The Army placed Disher on the Reserve of Officers with the rank of captain on 1 January 1921. He was promoted to major on 1 May 1924, and lieutenant colonel on 1 September 1930. He commanded the 5th Cavalry Field Ambulance (part of the 2nd Cavalry Division, a part-time Militia formation) from 11 April 1928 until 30 April 1936. He was placed on the unattached list on 1 July 1936, but was appointed Deputy Assistant Director of Medical Services (DADMS) of the 2nd Cavalry Division on 17 August 1936. On 1 October 1938, he became the Assistant Director of Medical Services (ADMS) of the 2nd Cavalry Division, with the temporary rank of colonel. His rank became substantive on 13 October 1939.

==Second World War==
Disher joined the Second AIF as a colonel on 8 December 1939, and was allocated the AIF service number VX294. Five days later he embarked for the Middle East on the SS Strathallan as part of the AIF Advance Party. He was ADMS of the AIF Advance Base until 4 April 1940, when he became ADMS of the 6th Division. He was awarded the Efficiency Decoration on 20 June 1940. He was in charge of the medical arrangements for the Battle of Bardia, for which he was mentioned in despatches, and made a Commander of the Order of the British Empire on 4 July 1941. His citation read:
Colonel H. C. Disher was responsible for the complete organisation of the medical services during the engagements of Bardia 3–5 January, Tobruk 21–22 January, Derna 24–31 January, and the rest of the Cyrenaica campaign ending on 7 February. By his skilful distributions of dressing stations, thorough attention to detail, and inspiring influence, casualties were collected and received attention at the earliest possible moment. These efficient arrangements undoubtedly saved many valuable lives.

After serving in the Battle of Greece in April and May 1941, Disher embarked for Australia on 1 August 1941, where he became ADMS of the 1st Armoured Division. He was promoted to brigadier on 6 April 1942, and became Deputy Director of Medical Services (DDMS) of II Corps on 14 April 1942. On 30 November 1942 he took over as DDMS of New Guinea Force. As such, he was in charge of the medical arrangements during the Battle of Buna-Gona. He returned to Australia on 13 July 1943, and became Director of Medical Services (DMS) of the First Army. He relinquished that appointment on 6 September 1944, and went on leave without pay. His AIF appointment was terminated on 21 June 1945, and he was transferred to the Reserve of Officers as a brigadier.

==Later life==
After the war, Disher retired from medicine and moved to an 800 ha sheep and cattle grazing property on the shores of Lake Wellington in Gippsland that his grandfather had acquired in 1869, and of which he had become owner on the death of his father on 31 May 1944. Disher died at Sale on 13 March 1976, and his remains were cremated. He had no children, and his wife died on 8 June 1946.

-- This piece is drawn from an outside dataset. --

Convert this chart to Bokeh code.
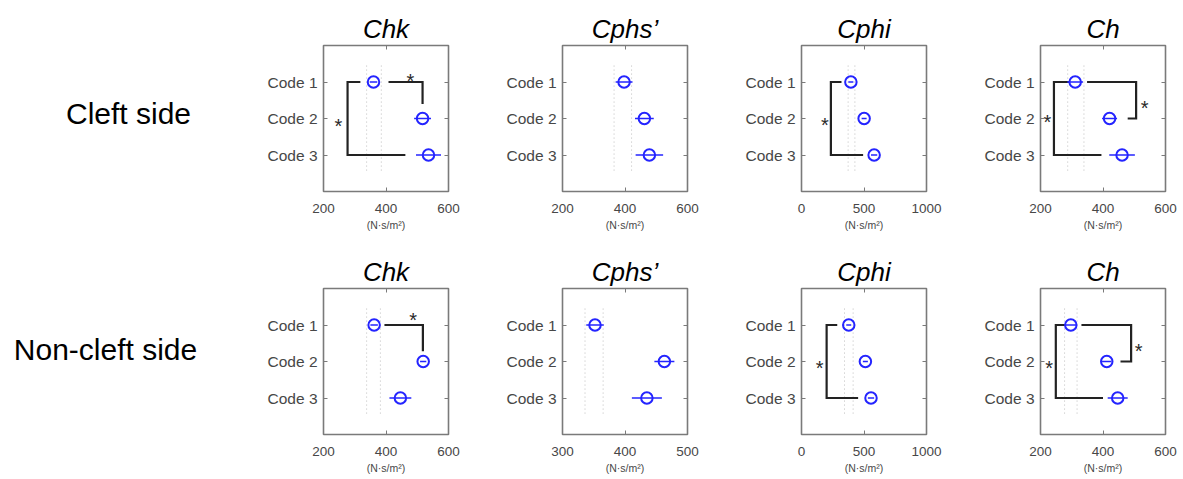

Disher bequeathed his estate at Strathfieldsaye, which was valued at around $588,500, along with its records, to the University of Melbourne, which established the Strathfieldsaye Institute of Teaching and Research in Agriculture and Allied Sciences. The records were transferred to the University of Melbourne archives.

The Disher Challenge Cup, an annual rowing race for eight-oared boats on Canberra's Lake Burley Griffin that is contested by the Australian Defence Force Academy, the Royal Military College, Duntroon, and the Australian National University, was named in his honour; Disher presented the cup to the inaugural winners in 1971.